Canada’s metals and mining companies are all smiles: survey

The first Canadian mid-market chief financial officer (CFO) survey published today by GE Capital, shows that local metals and mining companies are extremely positive about the current state of the industry, but less optimistic about the state of the world economy.

The sector, which was the most cheerful of the four industries included in the survey (food, beverage and agribusiness; retail; trucking; and metals and mining), sees increasing revenues and moderate growth in the next months, according to the survey results.

The study, which took place during the first quarter of 2012, includes responses from 186 CFOs, 27 of which belong to the extraction sector with an average annual revenue of $25 million and in business for about a decade.

GE Capital conducted a similar survey of 495 U.S.-based CFOs during the first quarter of 2012, discovering that Americans are less positive about the current state of their own industry and their domestic economy. However, they showed an equal sentiment to that of their Canadian counterparts on the global economy.

More than half (54%) of U.S. metals CFOs say their own industry will expand over the next 12 months, while 43% say it will stay the same. The other half (51%) expects the U.S. economy to grow over the next 12 months, while 40% think it will stay about the same.

Among Canadian metals CFOs, 59% say their industry will stay about the same over the next 12 months and 33% say it will expand. When it comes to the national economy, 52% say it will expand over the next 12 months, while 41% say it will stay about the same.

Growth and profit expectations

When asked to describe the business phase their company will be in for the next one to three years, 48% predict a moderate growth phase, followed by 41% who predict cyclical or limited growth.

Most CFOs (67%) expect their company’s revenues to increase this year, while 44% of them think their company’s profit margins will increase this year compared to last year.

Confidence indicators: Cost structure, hiring, new orders and capital expenditures

The majority of metals CFOs (56%) expect their company’s cost structure to increase in 2012 compared to 2011. That’s the highest among all groups surveyed; the average is 36% across the board.

Nearly three-quarters (74%) of metals CFOs are planning to increase pricing this year. Again, that’s the highest among all of those surveyed; the average is 55% across the board.

When asked about their cost structure, 56% of metals industry respondents say it will increase this year. Thirty% are expecting it to stay about the same.

Nearly three-quarters (74%) say they’ve already begun hiring this year, and 85% say they will be hiring within the next 12 months.

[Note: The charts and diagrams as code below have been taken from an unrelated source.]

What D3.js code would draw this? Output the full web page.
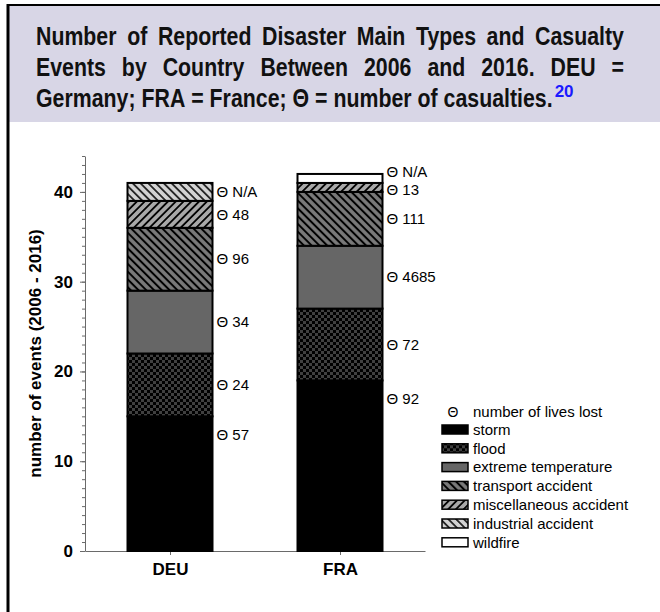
<!DOCTYPE html>
<html lang="en">
<head>
<meta charset="UTF-8">
<title>Disaster events DEU / FRA</title>
<script src="https://d3js.org/d3.v7.min.js"></script>
<style>
    body { margin: 0; padding: 0; background: #fff; }
    svg { display: block; font-family: "Liberation Sans", Arial, sans-serif; }
    .axis path, .axis line { stroke: #6a6a6a; }
    .axis text { font-weight: bold; font-size: 17px; fill: #000; }
</style>
</head>
<body>
<svg id="chart" width="660" height="612"></svg>
<script>
// ---- data ----
const countries = ["DEU", "FRA"];
const types = ["storm", "flood", "extreme temperature", "transport accident",
               "miscellaneous accident", "industrial accident", "wildfire"];
const deuEvents = [15, 7, 7, 7, 3, 2, 0];
const fraEvents = [19, 8, 7, 6, 1, 0, 1];
// number of lives lost per segment (null = no label)
const deuLives = ["57", "24", "34", "96", "48", "N/A", null];
const fraLives = ["92", "72", "4685", "111", "13", null, "N/A"];
const yTicks = [0, 10, 20, 30, 40];
const titleLines = [
    "Number of Reported Disaster Main Types and Casualty",
    "Events by Country Between 2006 and 2016. DEU =",
    "Germany; FRA = France; \u0398 = number of casualties."
];
const titleRef = "20";

const svg = d3.select("#chart");

// ---- frame + header ----
svg.append("rect").attr("x", 8).attr("y", 5).attr("width", 652).attr("height", 117).attr("fill", "#d8d6e6");
svg.append("line").attr("x1", 7).attr("x2", 660).attr("y1", 5).attr("y2", 5).attr("stroke", "#000").attr("stroke-width", 2);
svg.append("line").attr("x1", 8).attr("x2", 8).attr("y1", 4).attr("y2", 612).attr("stroke", "#000").attr("stroke-width", 3);

// title, narrow bold, first two lines justified
const tx0 = 36, tx1 = 624, squeeze = 0.82, titleSize = 26;
const title = svg.append("g").attr("font-weight", "bold").attr("font-size", titleSize).attr("fill", "#111");
titleLines.forEach((line, li) => {
    const ty = 45 + li * 31;
    const words = line.split(" ");
    const nodes = words.map(w => title.append("text").text(w));
    const widths = nodes.map(n => n.node().getComputedTextLength() * squeeze);
    const gap = li < 2 ? (tx1 - tx0 - d3.sum(widths)) / (words.length - 1) : 0.278 * titleSize * squeeze;
    let xx = tx0;
    nodes.forEach((n, i) => {
        n.attr("transform", `translate(${xx},${ty}) scale(${squeeze},1)`);
        xx += widths[i] + (i < nodes.length - 1 ? gap : 0);
    });
    if (li === 2) {
        title.append("text").text(titleRef)
            .attr("transform", `translate(${xx + 2},${ty - 10})`)
            .attr("font-size", 17).attr("fill", "#1a1aff");
    }
});

// ---- patterns ----
const defs = svg.append("defs");
const flood = defs.append("pattern").attr("id", "p-flood")
    .attr("patternUnits", "userSpaceOnUse").attr("width", 6).attr("height", 6);
flood.append("rect").attr("width", 6).attr("height", 6).attr("fill", "#000");
flood.append("rect").attr("width", 3).attr("height", 3).attr("fill", "#404040");
flood.append("rect").attr("x", 3).attr("y", 3).attr("width", 3).attr("height", 3).attr("fill", "#404040");

function hatch(id, bg, angle, gap, lw) {
    const p = defs.append("pattern").attr("id", id)
        .attr("patternUnits", "userSpaceOnUse")
        .attr("width", gap).attr("height", gap)
        .attr("patternTransform", `rotate(${angle})`);
    p.append("rect").attr("width", gap).attr("height", gap).attr("fill", bg);
    p.append("line").attr("x1", gap / 2).attr("x2", gap / 2).attr("y1", 0).attr("y2", gap)
        .attr("stroke", "#000").attr("stroke-width", lw);
}
hatch("p-transport", "#7a7a7a", -45, 5.5, 2);
hatch("p-misc", "#a8a8a8", 45, 5.5, 1.8);
hatch("p-industrial", "#d2d2d2", -45, 5.5, 1.5);

const fills = {
    "storm": "#000",
    "flood": "url(#p-flood)",
    "extreme temperature": "#666",
    "transport accident": "url(#p-transport)",
    "miscellaneous accident": "url(#p-misc)",
    "industrial accident": "url(#p-industrial)",
    "wildfire": "#fff"
};

// ---- scales ----
const x = d3.scalePoint().domain(countries).range([85, 425]).padding(0.5);
const y = d3.scaleLinear().domain([0, 44]).range([551, 156]);
const barW = x.step() * 0.5;

// ---- axes ----
svg.append("g").attr("class", "axis")
    .attr("transform", "translate(85,0)")
    .call(d3.axisLeft(y).tickValues(d3.range(0, 45)).tickSize(3).tickSizeOuter(0).tickFormat(""));
svg.append("g").attr("class", "axis")
    .attr("transform", "translate(85,0)")
    .call(d3.axisLeft(y).tickValues(yTicks).tickSize(5).tickPadding(7).tickFormat(d3.format("d")))
    .call(g => g.select(".domain").remove());
svg.append("g").attr("class", "axis")
    .attr("transform", "translate(0,551)")
    .call(d3.axisBottom(x).tickSize(4).tickSizeOuter(0).tickPadding(8));

svg.append("text")
    .attr("transform", `translate(41,${(y(0) + y(44)) / 2}) rotate(-90)`)
    .attr("text-anchor", "middle")
    .attr("font-weight", "bold").attr("font-size", 17)
    .text("number of events (2006 - 2016)");

// ---- stacked bars ----
const rows = countries.map((c, ci) => {
    const vals = ci === 0 ? deuEvents : fraEvents;
    const r = { country: c };
    types.forEach((t, i) => r[t] = vals[i]);
    return r;
});
const series = d3.stack().keys(types)(rows);

svg.append("g").selectAll("g")
    .data(series)
    .join("g")
    .attr("fill", s => fills[s.key])
    .selectAll("rect")
    .data(s => s.filter(d => d[1] > d[0]))
    .join("rect")
    .attr("x", d => x(d.data.country) - barW / 2)
    .attr("y", d => y(d[1]))
    .attr("width", barW)
    .attr("height", d => y(d[0]) - y(d[1]))
    .attr("stroke", "#000")
    .attr("stroke-width", 2);

// casualty labels: storm label near its top, thin top segments pushed apart, others centred
const labelData = [];
countries.forEach((c, ci) => {
    const lives = ci === 0 ? deuLives : fraLives;
    series.forEach((s, i) => {
        if (lives[i] === null) return;
        const d = s[ci];
        let pos = (d[0] + d[1]) / 2;
        if (i === 0) pos = d[1] - 2;
        if (s.key === "wildfire") pos = d[1] + 0.25;
        if (s.key === "miscellaneous accident" && ci === 1) pos = d[0] + 0.25;
        labelData.push({ country: c, text: "\u0398 " + lives[i], pos: pos });
    });
});
svg.append("g").attr("font-size", 15)
    .selectAll("text")
    .data(labelData)
    .join("text")
    .attr("x", d => x(d.country) + barW / 2 + 4)
    .attr("y", d => y(d.pos))
    .attr("dy", "0.35em")
    .text(d => d.text);

// ---- legend ----
const legend = svg.append("g").attr("transform", "translate(441,412)").attr("font-size", 15);
legend.append("text").attr("x", 12).attr("dy", "0.35em").attr("text-anchor", "middle").attr("font-size", 14).text("\u0398");
legend.append("text").attr("x", 32).attr("dy", "0.35em").text("number of lives lost");
const item = legend.selectAll("g.item")
    .data(types)
    .join("g")
    .attr("class", "item")
    .attr("transform", (d, i) => `translate(0,${17.5 + i * 18.8})`);
item.append("rect")
    .attr("x", 1).attr("y", -4.5).attr("width", 26).attr("height", 9)
    .attr("fill", d => fills[d]).attr("stroke", "#000").attr("stroke-width", 1.5);
item.append("text").attr("x", 32).attr("dy", "0.35em").text(d => d);
</script>
</body>
</html>
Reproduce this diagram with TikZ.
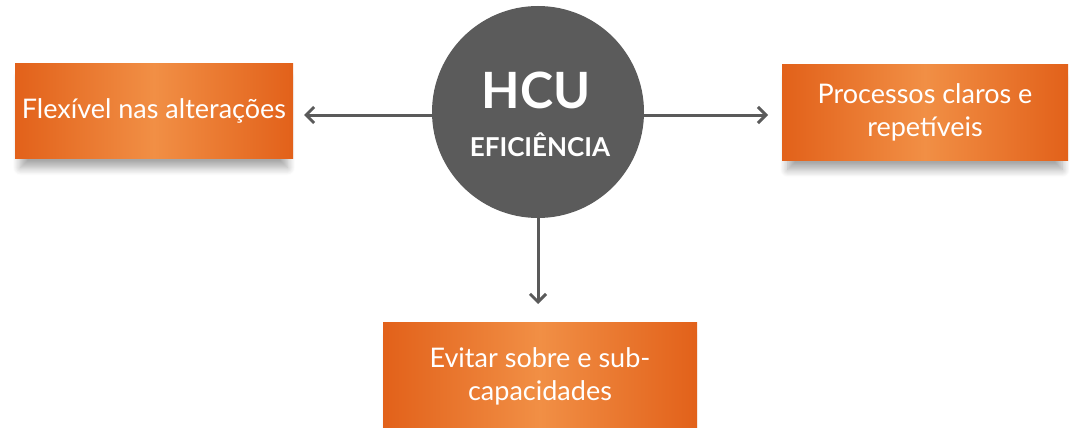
\documentclass[tikz,border=0pt]{standalone}
\usepackage{fontspec}
\setmainfont{Lato}
\usetikzlibrary{arrows.meta,shadows.blur}
\definecolor{orDark}{HTML}{E2611A}
\definecolor{orLight}{HTML}{F18F45}
\definecolor{circGray}{HTML}{5B5B5B}
\definecolor{arrGray}{HTML}{5A5A5A}
\tikzset{
  obox/.style={rectangle, inner sep=0pt, left color=orDark, right color=orDark, middle color=orLight,
    text=white, font=\fontsize{27}{33}\selectfont, align=center,
    blur shadow={shadow xshift=0pt, shadow yshift=-12pt, shadow scale=0.96, shadow blur steps=10, shadow blur radius=8pt, shadow opacity=35}},
  conn/.style={draw=arrGray, line width=3pt, -{Straight Barb[length=8pt,width=16pt,line width=3pt]}},
}
\begin{document}
\begin{tikzpicture}[x=1pt,y=-1pt]
\useasboundingbox (0,0) rectangle (1071,428);
\node[obox, minimum width=278pt, minimum height=94pt] (left) at (154,111) {Flexível nas alterações};
\node[obox, minimum width=286pt, minimum height=95pt] (right) at (925,112.5) {Processos claros e\\repetíveis};
\node[obox, minimum width=314pt, minimum height=108pt] (bottom) at (540,376) {Evitar sobre e sub-\\capacidades};
\node[circle, fill=circGray, minimum size=212pt, inner sep=0pt] (hcu) at (538,112) {};
\node[text=white, font=\fontsize{50}{50}\selectfont\bfseries] (t1) at (536,90) {HCU};
\node[text=white, font=\fontsize{26}{26}\selectfont\bfseries] (t2) at (540,145) {EFICIÊNCIA};
\coordinate (lt) at (304,115);
\coordinate (rt) at (768,115);
\coordinate (bt) at (538,304);
\draw[conn] (hcu.west |- lt) -- (lt);
\draw[conn] (hcu.east |- rt) -- (rt);
\draw[conn] (hcu.south) -- (bt);
\end{tikzpicture}
\end{document}
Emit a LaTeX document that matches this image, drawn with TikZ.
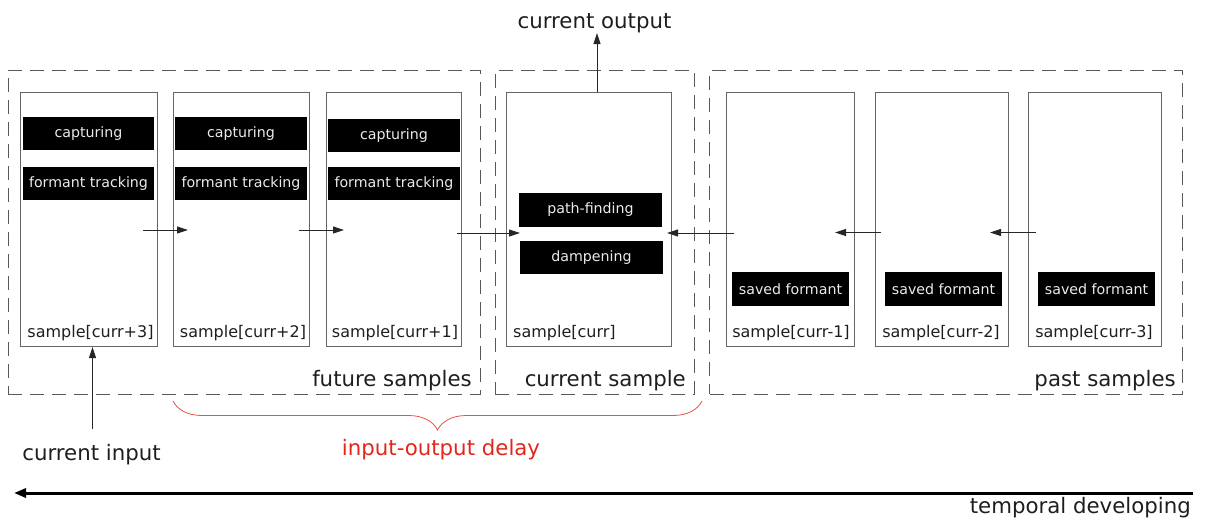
\documentclass[tikz,border=0pt]{standalone}
\usepackage{fontspec}
\setmainfont{DejaVu Sans}
\usetikzlibrary{arrows.meta,decorations.pathreplacing}
\definecolor{delayred}{RGB}{226,38,26}
\definecolor{inktext}{RGB}{30,30,30}

\begin{document}
\begin{tikzpicture}[x=1pt,y=-1pt,
  samplebox/.style={draw=black!60, line width=1pt, inner sep=0pt,
    minimum height=254pt},
  group/.style={draw=black!65, dash pattern=on 14pt off 8pt, line width=1pt,
    inner sep=0pt, minimum height=324pt},
  task/.style={fill=black, text=white!92!black, inner sep=0pt,
    font=\fontsize{14.2}{17}\selectfont, minimum height=33pt},
  smalllabel/.style={inner sep=0pt, text=inktext, font=\fontsize{16}{19}\selectfont},
  biglabel/.style={inner sep=0pt, text=inktext, font=\fontsize{21.3}{25}\selectfont},
  flow/.style={draw=black!85, line width=0.9pt, -{Triangle[length=11pt,width=7pt]}},
]
\useasboundingbox (0,0) rectangle (1207,517);

% dashed groups
\node[group, minimum width=472pt] (future) at (244,232) {};
\node[group, minimum width=199pt] (current) at (594.5,232) {};
\node[group, minimum width=473pt] (past) at (946,232) {};

% sample frames
\node[samplebox, minimum width=137pt] (s3) at (88.5,219) {};
\node[samplebox, minimum width=136pt] (s2) at (241,219) {};
\node[samplebox, minimum width=135pt] (s1) at (393.5,219) {};
\node[samplebox, minimum width=165pt] (s0) at (588.5,219) {};
\node[samplebox, minimum width=128pt] (m1) at (790,219) {};
\node[samplebox, minimum width=133pt] (m2) at (941.5,219) {};
\node[samplebox, minimum width=133pt] (m3) at (1094.5,219) {};

% processing stages
\node[task, minimum width=131pt] (cap3) at (88.5,133.5) {capturing};
\node[task, minimum width=131pt] (trk3) at (88.5,183.5) {formant tracking};
\node[task, minimum width=132pt] (cap2) at (241,133.5) {capturing};
\node[task, minimum width=132pt] (trk2) at (241,183.5) {formant tracking};
\node[task, minimum width=132pt] (cap1) at (394,135.5) {capturing};
\node[task, minimum width=132pt] (trk1) at (394,183.5) {formant tracking};
\node[task, minimum width=143pt, minimum height=34pt] (path) at (590.5,210) {path-finding};
\node[task, minimum width=143pt] (damp) at (591.5,257.5) {dampening};
\node[task, minimum width=117pt, minimum height=34pt] (sav1) at (790.5,289) {saved formant};
\node[task, minimum width=117pt, minimum height=34pt] (sav2) at (943.5,289) {saved formant};
\node[task, minimum width=117pt, minimum height=34pt] (sav3) at (1096.5,289) {saved formant};

% sample labels
\node[smalllabel] (l3) at (90.5,333) {sample[curr+3]};
\node[smalllabel] (l2) at (243,333) {sample[curr+2]};
\node[smalllabel] (l1) at (395,333) {sample[curr+1]};
\node[smalllabel, anchor=west] (l0) at (513,333) {sample[curr]};
\node[smalllabel] (lm1) at (791,333) {sample[curr-1]};
\node[smalllabel] (lm2) at (941,333) {sample[curr-2]};
\node[smalllabel] (lm3) at (1094,333) {sample[curr-3]};

% group titles
\node[biglabel, anchor=base east] (tfuture) at (472,386) {future samples};
\node[biglabel, anchor=base east] (tcurrent) at (686,386) {current sample};
\node[biglabel, anchor=base east] (tpast) at (1176,386) {past samples};

% data flow between samples
\coordinate (f1a) at (143,230);  \coordinate (f1b) at (188,230);
\coordinate (f2a) at (299,230);  \coordinate (f2b) at (344,230);
\coordinate (f3a) at (457,233);  \coordinate (f3b) at (520,233);
\coordinate (p1a) at (734,233);  \coordinate (p1b) at (667,233);
\coordinate (p2a) at (881,232.5); \coordinate (p2b) at (835,232.5);
\coordinate (p3a) at (1036,232.5); \coordinate (p3b) at (990,232.5);
\draw[flow] (f1a) -- (f1b);
\draw[flow] (f2a) -- (f2b);
\draw[flow] (f3a) -- (f3b);
\draw[flow] (p1a) -- (p1b);
\draw[flow] (p2a) -- (p2b);
\draw[flow] (p3a) -- (p3b);

% output and input
\node[biglabel, anchor=base] (out) at (594.5,28.5) {current output};
\coordinate (outfoot) at (597,92);
\coordinate (outtip) at (597,33);
\draw[flow] (outfoot) -- (outtip);

\node[biglabel, anchor=base] (in) at (91.5,460) {current input};
\coordinate (infoot) at (92.5,429);
\coordinate (intip) at (92.5,347);
\draw[flow] (infoot) -- (intip);

% delay brace
\coordinate (bl) at (173,401);
\coordinate (br) at (702,401);
\draw[delayred!80, line width=0.8pt, decorate,
  decoration={brace, mirror, amplitude=29pt}] (bl) -- (br);
\node[inner sep=0pt, text=delayred, font=\fontsize{21.3}{25}\selectfont, anchor=base]
  (delay) at (441,455) {input-output delay};

% time axis
\coordinate (tstart) at (1193,493);
\coordinate (tend) at (14,493);
\draw[black, line width=3pt, -{Triangle[length=12pt,width=9pt]}] (tstart) -- (tend);
\node[biglabel, anchor=base east] (time) at (1191,513) {temporal developing};
\end{tikzpicture}
\end{document}
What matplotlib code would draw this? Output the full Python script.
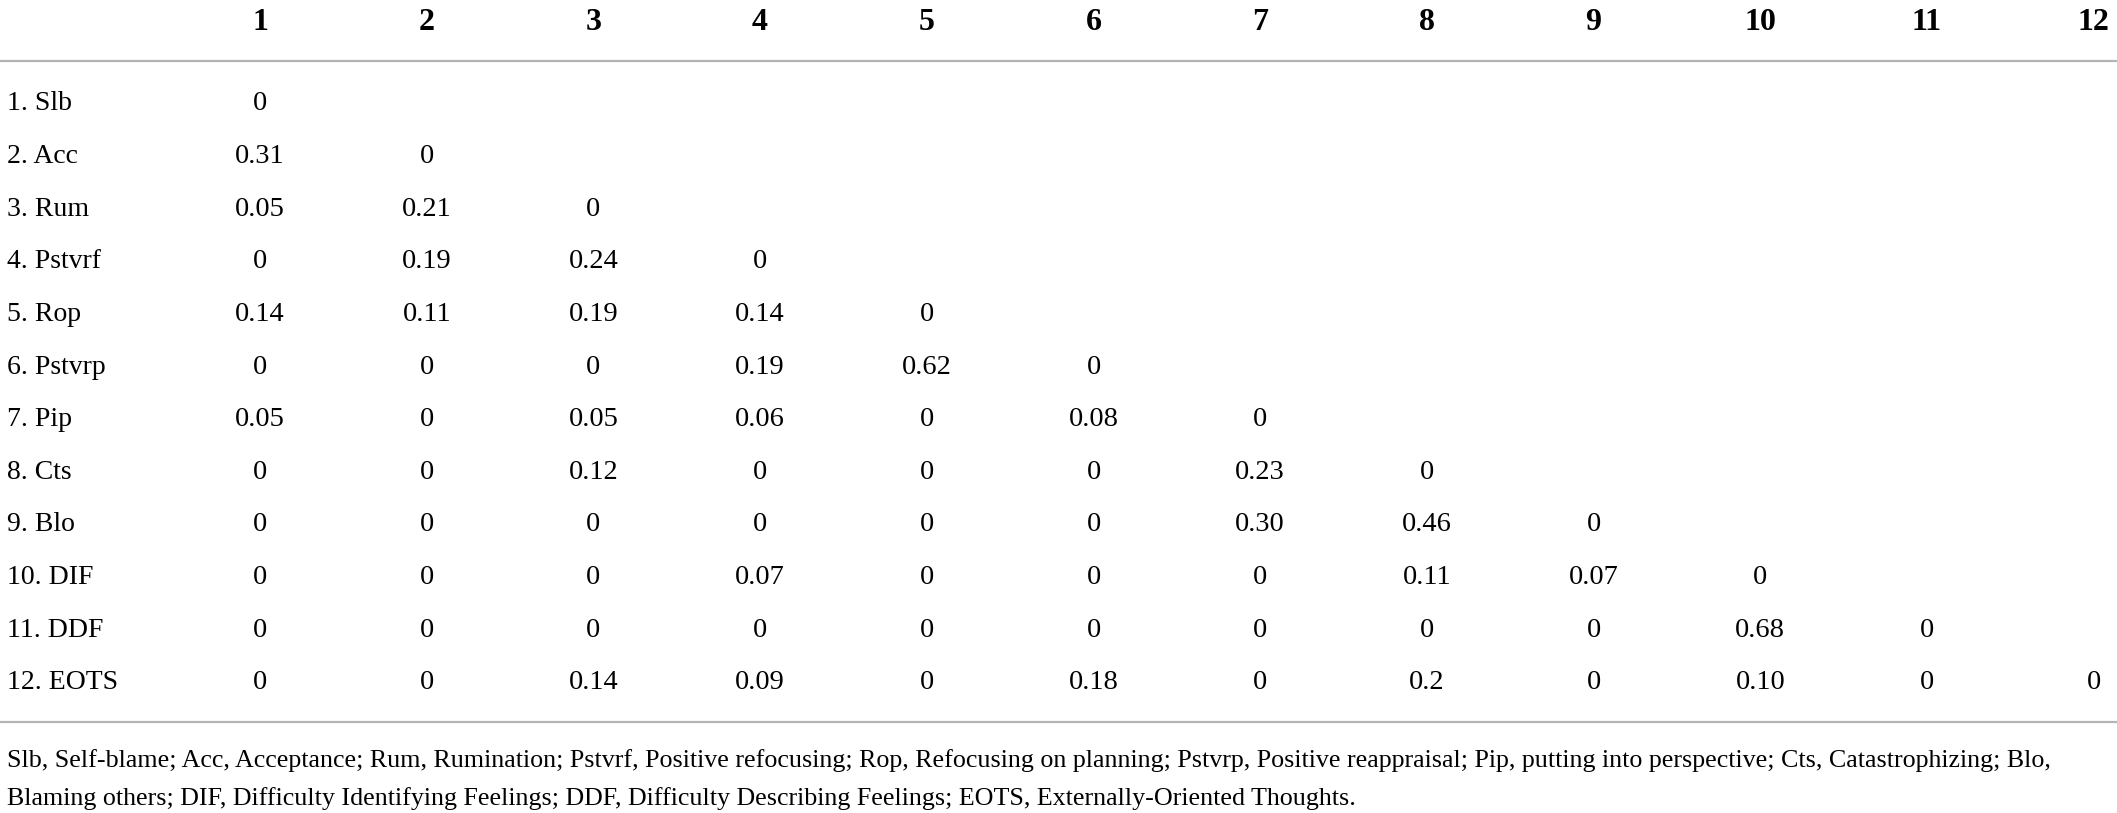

Finally 44 % expect their company’s amount of capital expenditures to be about the same in 2012 as in 2011, while 30% expect them to be greater.

Metals-specific findings:

–          Respondents were asked whether they saw their company using hedging to a greater extent in the next 12 months due to volatility in metals prices. Nearly three-quarters (74%) of Canadian metals CFOs say no, while 69% of U.S. ones says no.

–          An overwhelming 93% of Canadian CFOs do not see an increase in metals-related imports as a competitive threat. The percentage was less among U.S. CFOs, with 71% seeing them as a threat.

–          Fifty-six% of Canadian CFOs say their current level of inventory is about right, while 22% say it’s too low and an equal amount say it’s too high. Among U.S. CFOs, 63% say their current level of inventory is about right, 26% say it’s too high and 9% say it’s too low.

–          Compared to three months ago, 52% of Canadian CFOs say new order lead times are increasing and 33% say they’re decreasing. In the U.S., 60% of CFOs say their new order lead times are increasing and 29% say they’re decreasing.

–          Respondents were asked about the degree of impact they expect potential new carbon dioxide emission regulations to have on their business’s profitability. Canadian CFOs are divided; with 30% saying the regulations would have a minor impact and an equal amount saying they would have a mild impact. Among U.S. CFOs, 40% say they would have no impact on their profits, while 14% predict a minor impact and 23% expect a mild impact.

Among the CFO surveys published, the GE Capital Canadian Mid-Market CFO Survey is one of the few that examines Canadian businesses across distinct sectors, providing a comprehensive picture of how financial executives view the world today and their outlook for the months ahead. The CFOs surveyed represent companies with revenues ranging from $5.3 million to $3.6 billion.